◆ Prompt ◆
The line containing "const INK = '#111';" marks the end: extract everything from the first line of the data through that line, exactly, with no pictures.

[Rows from a dataset]
───
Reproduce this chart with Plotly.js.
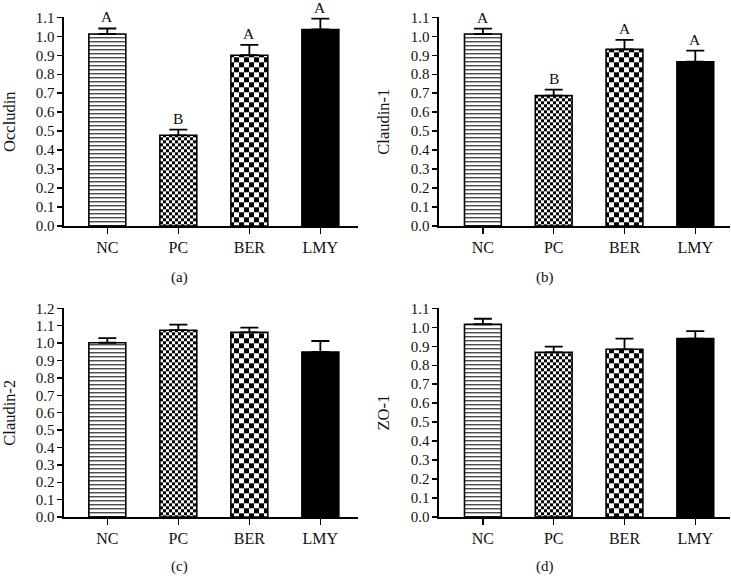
<!DOCTYPE html>
<html>
<head>
<meta charset="utf-8">
<script src="https://cdn.plot.ly/plotly-3.0.1.min.js"></script>
<style>html,body{margin:0;padding:0;background:#fff;}#chart{width:731px;height:578px;}</style>
</head>
<body>
<div id="chart"></div>
<script>
const categories = ['NC', 'PC', 'BER', 'LMY'];

const occludin = [1.012, 0.478, 0.900, 1.036];
const occludinErr = [0.029, 0.030, 0.055, 0.057];
const occludinLetters = ['A', 'B', 'A', 'A'];

const claudin1 = [1.012, 0.687, 0.931, 0.866];
const claudin1Err = [0.028, 0.032, 0.050, 0.058];
const claudin1Letters = ['A', 'B', 'A', 'A'];

const claudin2 = [1.002, 1.074, 1.062, 0.949];
const claudin2Err = [0.027, 0.032, 0.027, 0.063];

const zo1 = [1.016, 0.868, 0.884, 0.940];
const zo1Err = [0.029, 0.030, 0.056, 0.040];

const panelTitles = ['Occludin', 'Claudin-1', 'Claudin-2', 'ZO-1'];
const panelLabels = ['(a)', '(b)', '(c)', '(d)'];
const yTickVals11 = [0,0.1,0.2,0.3,0.4,0.5,0.6,0.7,0.8,0.9,1.0,1.1];
const yTickVals12 = [0,0.1,0.2,0.3,0.4,0.5,0.6,0.7,0.8,0.9,1.0,1.1,1.2];

const FONT = 'Liberation Serif, Times New Roman, serif';
const INK = '#111';

// per-group bar styles: horizontal lines, fine checker, coarse checker, solid black
const groupStyles = [
  {color: 'white', pattern: {shape: '-', size: 4, solidity: 0.3, fgcolor: 'black', bgcolor: 'white'}},
  {color: 'white', pattern: {shape: '+', size: 6, solidity: 0.5, fgcolor: 'black', bgcolor: 'white'}},
  {color: 'white', pattern: {shape: '+', size: 10, solidity: 0.5, fgcolor: 'black', bgcolor: 'white'}},
  {color: 'black', pattern: {shape: ''}}
];

function panelTraces(vals, errs, xa, ya) {
  return categories.map((c, i) => ({
    type: 'bar', x: [c], y: [vals[i]], xaxis: xa, yaxis: ya,
    width: 0.52, showlegend: false, hoverinfo: 'skip',
    marker: {color: groupStyles[i].color, line: {color: 'black', width: 1.6}, pattern: groupStyles[i].pattern},
    error_y: {type: 'data', symmetric: false, array: [errs[i]], arrayminus: [0],
      color: 'black', thickness: 1.8, width: 9}
  }));
}

const data = [].concat(
  panelTraces(occludin, occludinErr, 'x', 'y'),
  panelTraces(claudin1, claudin1Err, 'x2', 'y2'),
  panelTraces(claudin2, claudin2Err, 'x3', 'y3'),
  panelTraces(zo1, zo1Err, 'x4', 'y4')
);

const W = 731, H = 578;
const dxA = [64 / W, 358 / W], dxB = [439 / W, 730 / W];
const dyTop = [(H - 226) / H, (H - 17.3) / H], dyBot = [(H - 517) / H, (H - 308.3) / H];

function xAxis(domain, anchor, range) {
  return {domain: domain, anchor: anchor, type: 'category', categoryarray: categories, categoryorder: 'array',
    range: range,
    showline: true, linecolor: 'black', linewidth: 1.6, showgrid: false, zeroline: false,
    ticks: 'outside', ticklen: 6, tickwidth: 1.4, tickcolor: 'black',
    tickfont: {family: FONT, size: 16, color: INK}, fixedrange: true};
}
function yAxis(domain, anchor, top, title, tv) {
  return {domain: domain, anchor: anchor, range: [0, top],
    tickvals: tv, ticktext: tv.map(v => v.toFixed(1)),
    showline: true, linecolor: 'black', linewidth: 1.6, showgrid: false, zeroline: false,
    ticks: 'outside', ticklen: 5, tickwidth: 1.4, tickcolor: 'black',
    tickfont: {family: FONT, size: 15, color: INK},
    title: {text: title, font: {family: FONT, size: 16.5, color: INK}, standoff: 17},
    automargin: false, fixedrange: true};
}

const annotations = [];
function letters(vals, errs, lets, xa, ya) {
  lets.forEach((t, i) => annotations.push({
    x: categories[i], y: vals[i] + errs[i], xref: xa, yref: ya, text: t,
    showarrow: false, yanchor: 'bottom', yshift: 1,
    font: {family: FONT, size: 15.5, color: INK}
  }));
}
letters(occludin, occludinErr, occludinLetters, 'x', 'y');
letters(claudin1, claudin1Err, claudin1Letters, 'x2', 'y2');

const labelPos = [[179 / W, (H - 277) / H], [545 / W, (H - 277) / H], [179 / W, (H - 566) / H], [545 / W, (H - 566) / H]];
panelLabels.forEach((t, i) => annotations.push({
  x: labelPos[i][0], y: labelPos[i][1], xref: 'paper', yref: 'paper', text: t,
  showarrow: false, xanchor: 'center', yanchor: 'middle',
  font: {family: FONT, size: 15, color: INK}
}));

const rangeA = [-0.61, 3.53], rangeB = [-0.62, 3.49];
const layout = {
  width: W, height: H, margin: {l: 0, r: 0, t: 0, b: 0},
  paper_bgcolor: 'white', plot_bgcolor: 'white', showlegend: false,
  barmode: 'overlay',
  xaxis: xAxis(dxA, 'y', rangeA),
  yaxis: yAxis(dyTop, 'x', 1.1, panelTitles[0], yTickVals11),
  xaxis2: xAxis(dxB, 'y2', rangeB),
  yaxis2: yAxis(dyTop, 'x2', 1.1, panelTitles[1], yTickVals11),
  xaxis3: xAxis(dxA, 'y3', rangeA),
  yaxis3: yAxis(dyBot, 'x3', 1.2, panelTitles[2], yTickVals12),
  xaxis4: xAxis(dxB, 'y4', rangeB),
  yaxis4: yAxis(dyBot, 'x4', 1.1, panelTitles[3], yTickVals11),
  annotations: annotations
};

// crisp tiles: 4px = thin horizontal line, 6px/10px = checkerboards
function retile() {
  const NS = 'http://www.w3.org/2000/svg';
  document.querySelectorAll('#chart pattern').forEach(p => {
    const s = parseFloat(p.getAttribute('width'));
    if (!(s === 4 || s === 6 || s === 10)) return;
    while (p.firstChild) p.removeChild(p.firstChild);
    const mk = (x, y, w, hh, c) => {
      const r = document.createElementNS(NS, 'rect');
      r.setAttribute('x', x); r.setAttribute('y', y);
      r.setAttribute('width', w); r.setAttribute('height', hh);
      r.setAttribute('fill', c); p.appendChild(r);
    };
    mk(0, 0, s, s, 'white');
    if (s === 4) {
      mk(0, 0, s, 1, 'black');
    } else {
      const h = s / 2;
      mk(0, 0, h, h, 'black');
      mk(h, h, h, h, 'black');
    }
  });
}

Plotly.newPlot('chart', data, layout, {staticPlot: true, displayModeBar: false}).then(retile);
</script>
</body>
</html>
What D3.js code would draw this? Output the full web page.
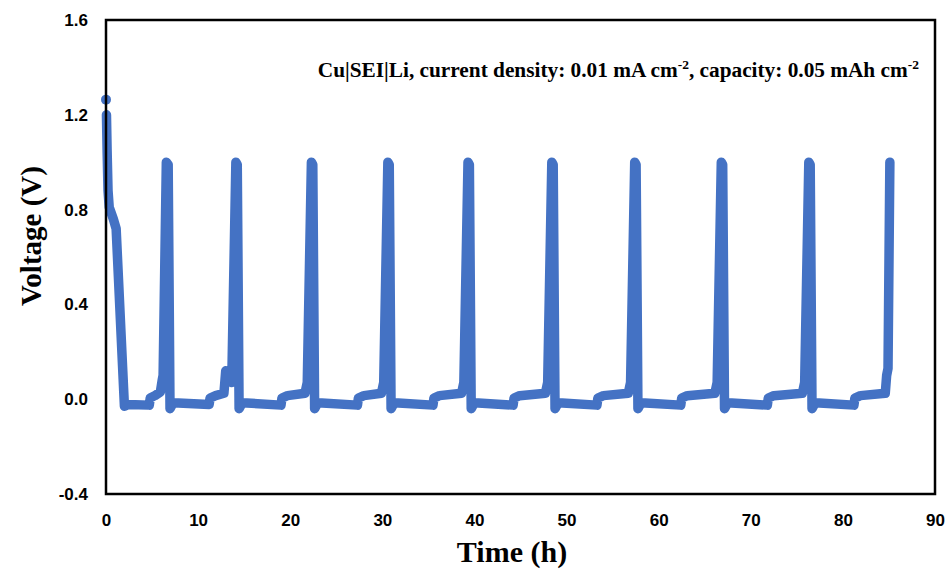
<!DOCTYPE html>
<html lang="en">
<head>
    <meta charset="utf-8">
    <title>voltage profile</title>
    <script type="text/javascript" src="https://cdnjs.cloudflare.com/ajax/libs/d3/7.8.5/d3.min.js"></script>
    <style>
      body { margin: 0; background: #fff; }
    </style>
</head>
<body>
    <script type="text/javascript">
    //readings taken off the curve: time (h) and voltage (V) at each corner
    var timeH = [0, 0.05, 0.12, 0.22, 0.35, 0.8, 1.1, 2.0, 2.4, 4.7, 4.8, 5.3, 5.9, 6.1, 6.2, 6.55, 6.75, 6.95,
                 7.3, 11.2, 11.3, 11.9, 12.8, 13.0, 13.3, 13.65, 14.1, 14.25, 14.45,
                 14.8, 19.0, 19.1, 19.7, 21.6, 21.85, 22.3, 22.45, 22.65,
                 23.0, 27.3, 27.4, 28.0, 29.9, 30.15, 30.6, 30.75, 30.95,
                 31.3, 35.5, 35.6, 36.2, 38.6, 38.85, 39.3, 39.45, 39.65,
                 40.0, 44.2, 44.3, 44.9, 47.7, 47.95, 48.4, 48.55, 48.75,
                 49.1, 53.3, 53.4, 54.0, 56.7, 56.95, 57.4, 57.55, 57.75,
                 58.1, 62.4, 62.5, 63.1, 66.1, 66.35, 66.8, 66.95, 67.15,
                 67.5, 71.8, 71.9, 72.5, 75.6, 75.85, 76.3, 76.45, 76.65,
                 77.0, 81.2, 81.3, 81.9, 84.6, 84.75, 84.9, 85.1];
    var voltageV = [1.264, 1.20, 1.05, 0.88, 0.81, 0.76, 0.72, -0.03, -0.022, -0.025, 0.005, 0.015, 0.03, 0.08, 0.10, 1.0, 0.99, -0.04,
                    -0.015, -0.022, 0.005, 0.015, 0.025, 0.12, 0.09, 0.07, 1.0, 0.99, -0.04,
                    -0.015, -0.025, 0.005, 0.015, 0.025, 0.07, 1.0, 0.99, -0.04,
                    -0.015, -0.025, 0.005, 0.015, 0.025, 0.07, 1.0, 0.99, -0.04,
                    -0.015, -0.025, 0.005, 0.015, 0.025, 0.07, 1.0, 0.99, -0.04,
                    -0.015, -0.025, 0.005, 0.015, 0.025, 0.07, 1.0, 0.99, -0.04,
                    -0.015, -0.025, 0.005, 0.015, 0.025, 0.07, 1.0, 0.99, -0.04,
                    -0.015, -0.025, 0.005, 0.015, 0.025, 0.07, 1.0, 0.99, -0.04,
                    -0.015, -0.025, 0.005, 0.015, 0.025, 0.07, 1.0, 0.99, -0.04,
                    -0.015, -0.025, 0.005, 0.015, 0.025, 0.10, 0.13, 1.0];

    var xTicks = [0, 10, 20, 30, 40, 50, 60, 70, 80, 90];
    var yTicks = [-0.4, 0.0, 0.4, 0.8, 1.2, 1.6];

    var xLabel = "Time (h)",
        yLabel = "Voltage (V)";

    //initialize the dimensions
    var width = 948,
        height = 569,
        margin = {top: 20, right: 13, bottom: 75, left: 106},
        plotW = width - margin.left - margin.right,
        plotH = height - margin.top - margin.bottom,
        blue = "#4472C4";

    var points = timeH.map(function(t, i) { return [t, voltageV[i]]; });

    //scales
    var xScale = d3.scaleLinear().domain([0, 90]).range([0, plotW]);
    var yScale = d3.scaleLinear().domain([-0.4, 1.6]).range([plotH, 0]);

    var svg = d3.select("body")
                .append("svg")
                .attr("width", width)
                .attr("height", height);

    var g = svg.append("g")
               .attr("transform", "translate(" + margin.left + "," + margin.top + ")");

    //axes, labels only (no tick marks in the original); plain hyphen for negatives
    var xAxis = d3.axisBottom(xScale).tickValues(xTicks).tickSize(0).tickPadding(20)
                  .tickFormat(function(d) { return String(d); });
    var yAxis = d3.axisLeft(yScale).tickValues(yTicks).tickSize(0).tickPadding(18)
                  .tickFormat(function(d) { return d.toFixed(1); });

    var gx = g.append("g")
              .attr("transform", "translate(0," + plotH + ")")
              .call(xAxis);
    var gy = g.append("g").call(yAxis);

    [gx, gy].forEach(function(a) {
      a.select(".domain").remove();
      a.selectAll("text")
       .attr("font-family", "Liberation Sans, Arial, sans-serif")
       .attr("font-weight", "bold")
       .attr("font-size", 17)
       .attr("fill", "#000");
    });

    //the curve: thick line through the readings so it looks like dense markers
    var line = d3.line()
                 .x(function(d) { return xScale(d[0]); })
                 .y(function(d) { return yScale(d[1]); });

    g.append("path")
     .datum(points.slice(1))
     .attr("d", line)
     .attr("fill", "none")
     .attr("stroke", blue)
     .attr("stroke-width", 9.5)
     .attr("stroke-linejoin", "round")
     .attr("stroke-linecap", "round");

    //first reading sits on its own as a marker
    g.append("circle")
     .attr("cx", xScale(points[0][0]))
     .attr("cy", yScale(points[0][1]))
     .attr("r", 5)
     .attr("fill", blue);

    //plot frame
    g.append("rect")
     .attr("x", 0)
     .attr("y", 0)
     .attr("width", plotW)
     .attr("height", plotH)
     .attr("fill", "none")
     .attr("stroke", "#000")
     .attr("stroke-width", 2.5);

    //axis titles
    svg.append("text")
       .attr("x", 512)
       .attr("y", 562)
       .attr("text-anchor", "middle")
       .attr("font-family", "Liberation Serif, Times New Roman, serif")
       .attr("font-weight", "bold")
       .attr("font-size", 30)
       .text(xLabel);

    svg.append("text")
       .attr("transform", "translate(41,236) rotate(-90)")
       .attr("text-anchor", "middle")
       .attr("font-family", "Liberation Serif, Times New Roman, serif")
       .attr("font-weight", "bold")
       .attr("font-size", 29)
       .text(yLabel);

    //annotation in the upper right
    var note = svg.append("text")
                  .attr("x", 919)
                  .attr("y", 77)
                  .attr("text-anchor", "end")
                  .attr("font-family", "Liberation Serif, Times New Roman, serif")
                  .attr("font-weight", "bold")
                  .attr("font-size", 21.3);

    note.append("tspan").text("Cu|SEI|Li, current density: 0.01 mA cm");
    note.append("tspan").attr("dy", -8).attr("font-size", 13.5).text("-2");
    note.append("tspan").attr("dy", 8).text(", capacity: 0.05 mAh cm");
    note.append("tspan").attr("dy", -8).attr("font-size", 13.5).text("-2");

    </script>
</body>
</html>
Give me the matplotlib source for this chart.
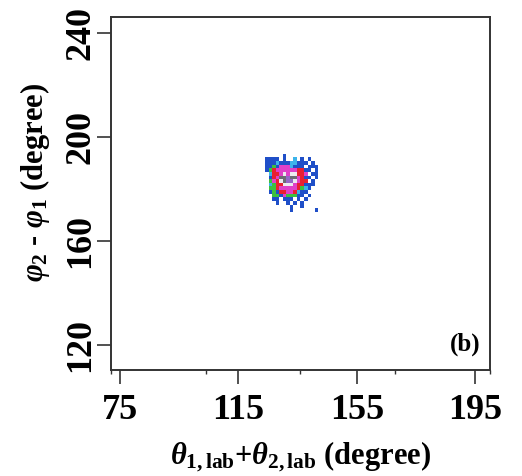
import numpy as np
import matplotlib
matplotlib.use('Agg')
import matplotlib.pyplot as plt
from matplotlib.colors import ListedColormap, BoundaryNorm

plt.rcParams['font.family'] = ['Liberation Serif', 'DejaVu Serif']
plt.rcParams['font.weight'] = 'bold'
plt.rcParams['axes.labelweight'] = 'bold'
plt.rcParams['mathtext.fontset'] = 'custom'
plt.rcParams['mathtext.rm'] = 'Liberation Serif:bold'
plt.rcParams['mathtext.it'] = 'Liberation Serif:italic:bold'
plt.rcParams['mathtext.bf'] = 'Liberation Serif:bold'

# bin edges of the 2d histogram (degree)
x_edges = np.arange(124.0, 143.3, 1.2)
y_edges = np.arange(171.2, 193.7, 1.4)

# counts level per cell, top row first (0 = empty)
counts = [
    [0, 0, 0, 0, 0, 1, 0, 0, 0, 0, 0, 0, 0, 0, 0, 0],
    [1, 1, 1, 1, 0, 1, 0, 0, 2, 0, 1, 0, 1, 0, 0, 0],
    [1, 1, 1, 2, 1, 1, 1, 2, 2, 1, 1, 1, 0, 1, 0, 0],
    [1, 1, 3, 1, 4, 4, 4, 2, 1, 1, 1, 0, 1, 1, 1, 0],
    [1, 3, 5, 4, 4, 4, 4, 4, 4, 5, 5, 1, 1, 0, 1, 0],
    [0, 2, 5, 5, 4, 8, 4, 8, 8, 5, 5, 4, 0, 1, 1, 0],
    [0, 1, 5, 4, 7, 7, 6, 7, 7, 4, 5, 1, 1, 0, 1, 0],
    [0, 3, 4, 5, 8, 7, 6, 6, 8, 4, 5, 5, 0, 1, 0, 0],
    [0, 2, 3, 5, 5, 8, 8, 8, 4, 5, 5, 1, 1, 1, 0, 0],
    [0, 3, 3, 5, 4, 4, 4, 4, 4, 5, 3, 2, 1, 0, 0, 0],
    [0, 1, 3, 1, 5, 5, 4, 4, 5, 2, 1, 1, 0, 0, 0, 0],
    [0, 0, 3, 3, 1, 4, 3, 3, 3, 1, 1, 0, 1, 0, 0, 0],
    [0, 0, 1, 1, 0, 1, 1, 1, 0, 1, 0, 1, 0, 0, 0, 0],
    [0, 0, 0, 1, 0, 0, 1, 0, 1, 0, 1, 0, 0, 0, 0, 0],
    [0, 0, 0, 0, 0, 0, 0, 1, 0, 0, 1, 0, 0, 0, 0, 0],
    [0, 0, 0, 0, 0, 0, 0, 1, 0, 0, 0, 0, 0, 0, 1, 0],
]

x_ticks = [75, 115, 155, 195]
x_minor = [72, 104, 136, 168, 200]
y_ticks = [120, 160, 200, 240]

level_colors = ['#1f4fc8', '#3cb4ea', '#3cc040', '#e040c8', '#e82030',
                '#9468c8', '#6c6c74', '#ececf0']

fig = plt.figure(figsize=(5.22, 4.76), dpi=100)
ax = fig.add_axes([0.2126, 0.2227, 0.7261, 0.7416])

z = np.ma.masked_equal(np.array(counts)[::-1], 0)
cmap = ListedColormap(level_colors)
norm = BoundaryNorm(np.arange(0.5, 9.5, 1), cmap.N)
ax.pcolormesh(x_edges, y_edges, z, cmap=cmap, norm=norm)

ax.set_xlim(72, 200)
ax.set_ylim(110.4, 246.2)
ax.set_xticks(x_ticks)
ax.set_xticks(x_minor, minor=True)
ax.set_yticks(y_ticks)
ax.set_yticklabels([str(v) for v in y_ticks], rotation=90, va='center')

for s in ax.spines.values():
    s.set_color('#333333')
    s.set_linewidth(1.4)
ax.tick_params(axis='both', which='major', direction='out', length=10, width=1.2,
               color='#333333', labelsize=26, pad=0)
ax.tick_params(axis='x', which='major', pad=7)
ax.tick_params(axis='x', which='minor', direction='out', length=3, width=1.0, color='#333333')

ax.set_xlabel(r'$\theta_{\mathbf{1,lab}}$+$\theta_{\mathbf{2,lab}}$ (degree)', fontsize=22, labelpad=9)
ax.set_ylabel(r'$\varphi_{\mathbf{2}}$ - $\varphi_{\mathbf{1}}$ (degree)', fontsize=22)
ax.yaxis.set_label_coords(-0.155, 0.53)

ax.text(0.975, 0.04, '(b)', transform=ax.transAxes, ha='right', va='bottom',
        fontsize=18, fontweight='bold')

fig.savefig('out.png', dpi=100)
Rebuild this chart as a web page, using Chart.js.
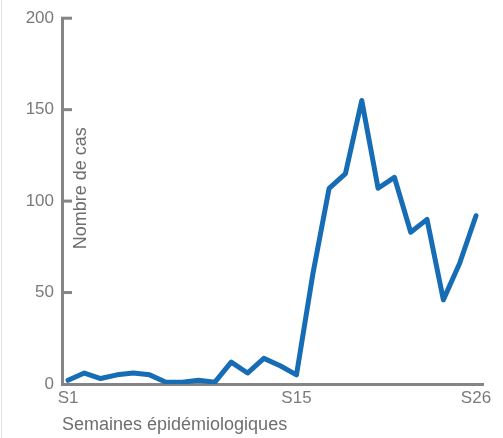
───
◆ Response to the task ◆
Reproduce this chart with Plotly.js.
<!DOCTYPE html>
<html>
<head>
<meta charset="utf-8">
<script src="https://cdn.plot.ly/plotly-3.0.1.min.js"></script>
<style>html,body{margin:0;padding:0;background:#fff;}#chart{width:731px;height:578px;}</style>
</head>
<body>
<div id="chart"></div>
<script>
const categories = ['NC', 'PC', 'BER', 'LMY'];

const occludin = [1.012, 0.478, 0.900, 1.036];
const occludinErr = [0.029, 0.030, 0.055, 0.057];
const occludinLetters = ['A', 'B', 'A', 'A'];

const claudin1 = [1.012, 0.687, 0.931, 0.866];
const claudin1Err = [0.028, 0.032, 0.050, 0.058];
const claudin1Letters = ['A', 'B', 'A', 'A'];

const claudin2 = [1.002, 1.074, 1.062, 0.949];
const claudin2Err = [0.027, 0.032, 0.027, 0.063];

const zo1 = [1.016, 0.868, 0.884, 0.940];
const zo1Err = [0.029, 0.030, 0.056, 0.040];

const panelTitles = ['Occludin', 'Claudin-1', 'Claudin-2', 'ZO-1'];
const panelLabels = ['(a)', '(b)', '(c)', '(d)'];
const yTickVals11 = [0,0.1,0.2,0.3,0.4,0.5,0.6,0.7,0.8,0.9,1.0,1.1];
const yTickVals12 = [0,0.1,0.2,0.3,0.4,0.5,0.6,0.7,0.8,0.9,1.0,1.1,1.2];

const FONT = 'Liberation Serif, Times New Roman, serif';
const INK = '#111';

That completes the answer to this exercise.